5. The following facts are important to bear in mind : (1) Negotiations for settlement or waiver of interest had started before the end of the relevant previous year, (2) no bills were actually received prior to the relevant previous year, (3) the assessee-company had not entered this amount in its accounts as due in the relevant previous year, and (4) theassessee had suffered loss during the relevant previous year and represented to the creditor-company for remission to which no final intimation was received prior to the relevant previous year. If on these facts, transactions and on the evidence, the Tribunal, in view of the nature of the dealings between the parties, has come to a conclusion that the interest had accrued in the relevant previous year, then, in our opinion, it cannot be said that the Tribunal has misdirected itself in law, or has come to a finding which was not possible either on law or facts. It is well settled that according to the mercantile system of accounting, in a year or the date, when the liability or debt arose from that date, an amount became due and not from the date when the amount was actually paid. But, whether in a particular transaction, the amount had become due or not would depend upon the nature of the transactions or dealings between the parties. The principles upon which the mercantile system of accounting should be judged were discussed in the decision of the Division Bench of the Patna High Court in the case of CIT v. S. K. G. Sugar Ltd. : [1974]96ITR194(Patna) , to which our attention was drawn. In that decision the Patna High Court had noted that if after the debt amount had become due or accrued any amount was given up thereafter, then, of course a different consideration would apply. If before the end of the previous year, negotiations had been entered into for giving up any amount, then there was stoppage of accrual of debt due in the previous year. In that view of the matter, we are of the opinion that the Tribunal has arrived at a correct conclusion. In the premises, question No. 1 is answered in the negative and in favour of the assessee.
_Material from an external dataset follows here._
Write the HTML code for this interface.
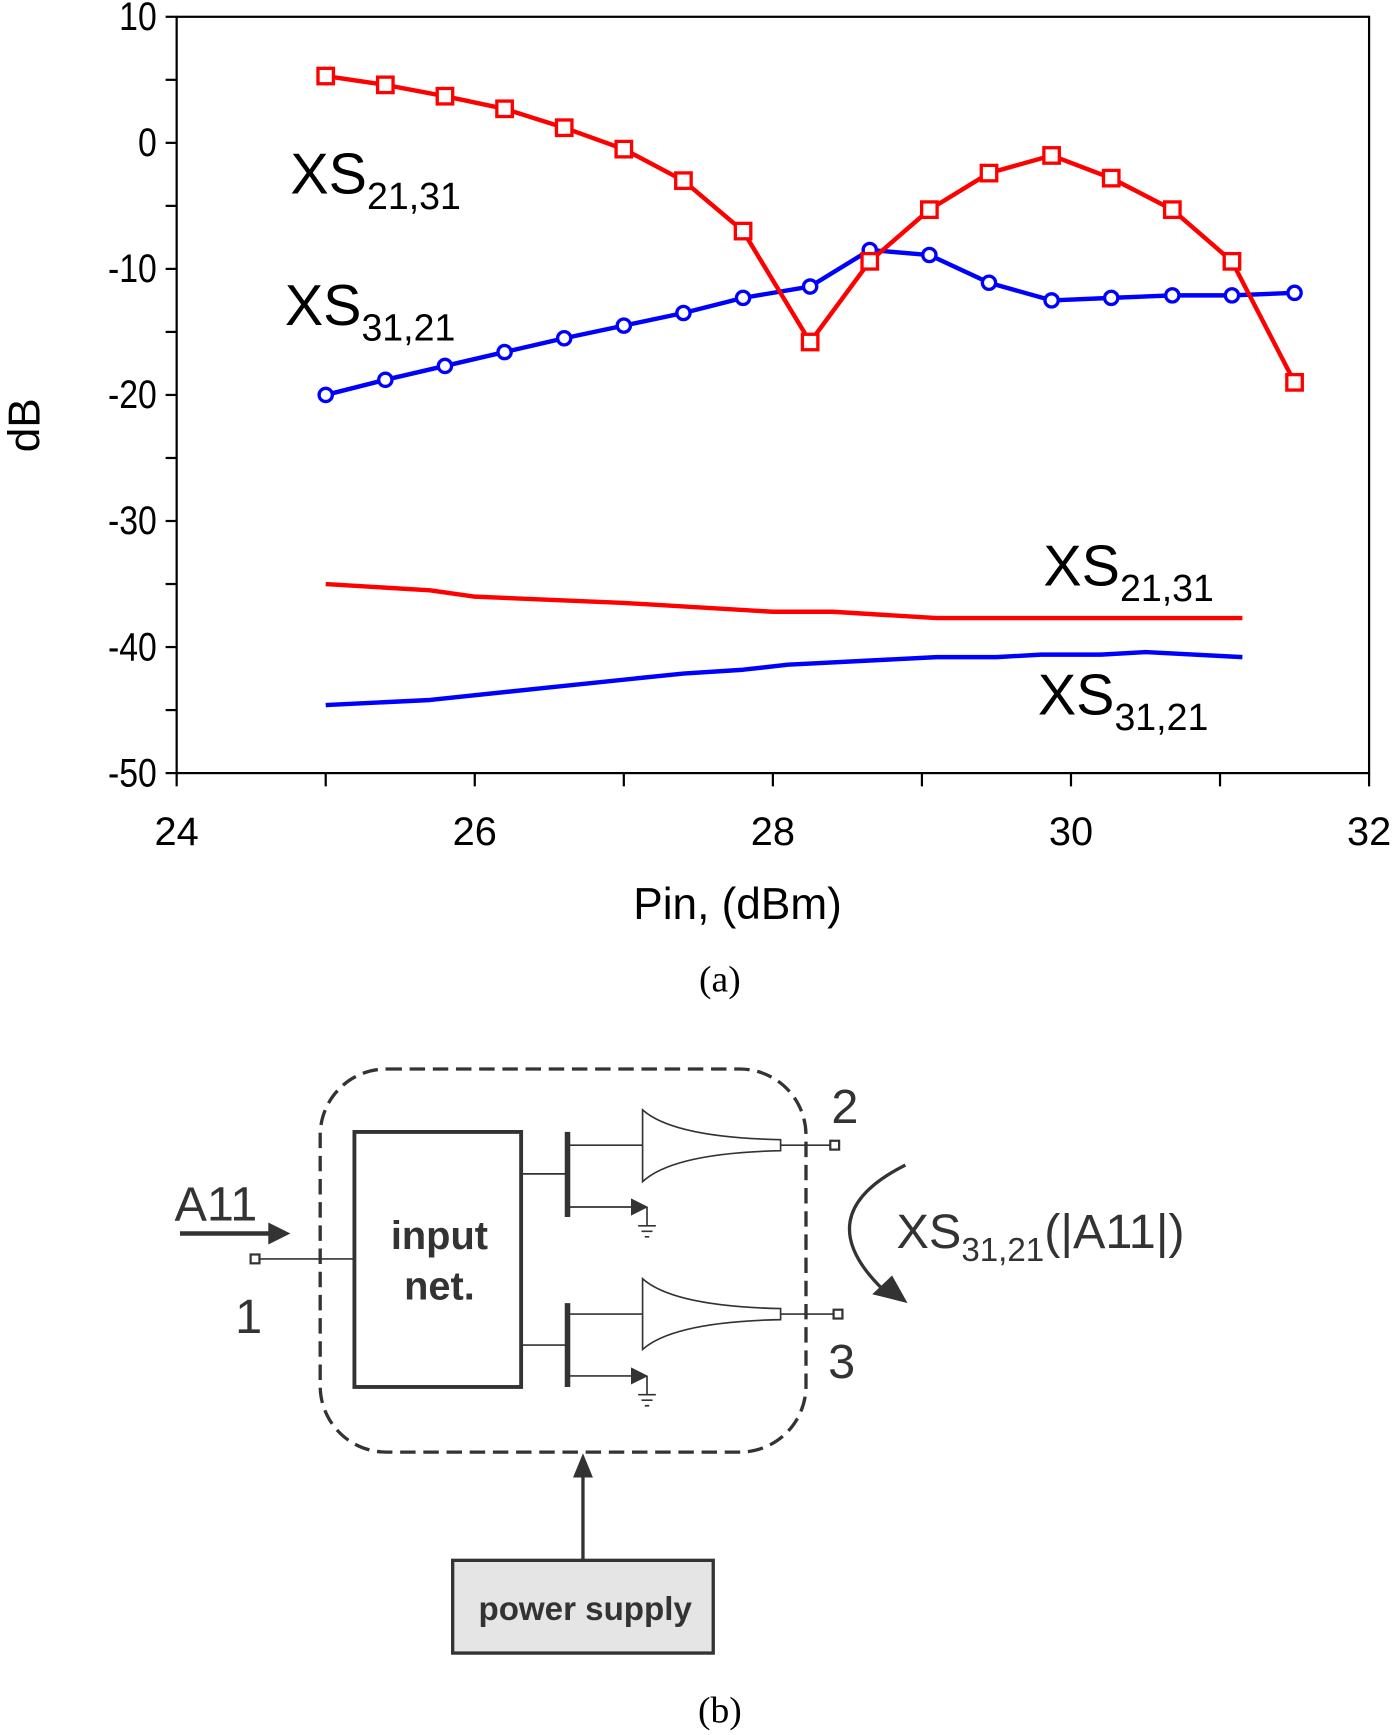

6. So far as question No. 2 is concerned, it is slightly misleading, because the Tribunal held that the interest of Rs. 16,080 did not become due until the assessment year 1970-71. Therefore, we must answer the question by saying that the Tribunal was correct in holding that the interest of Rs. 16,080 became due during the assessment year 1970-71 and, as such, was allowable as a deduction. This question is, therefore, answered also in favour of the assessee.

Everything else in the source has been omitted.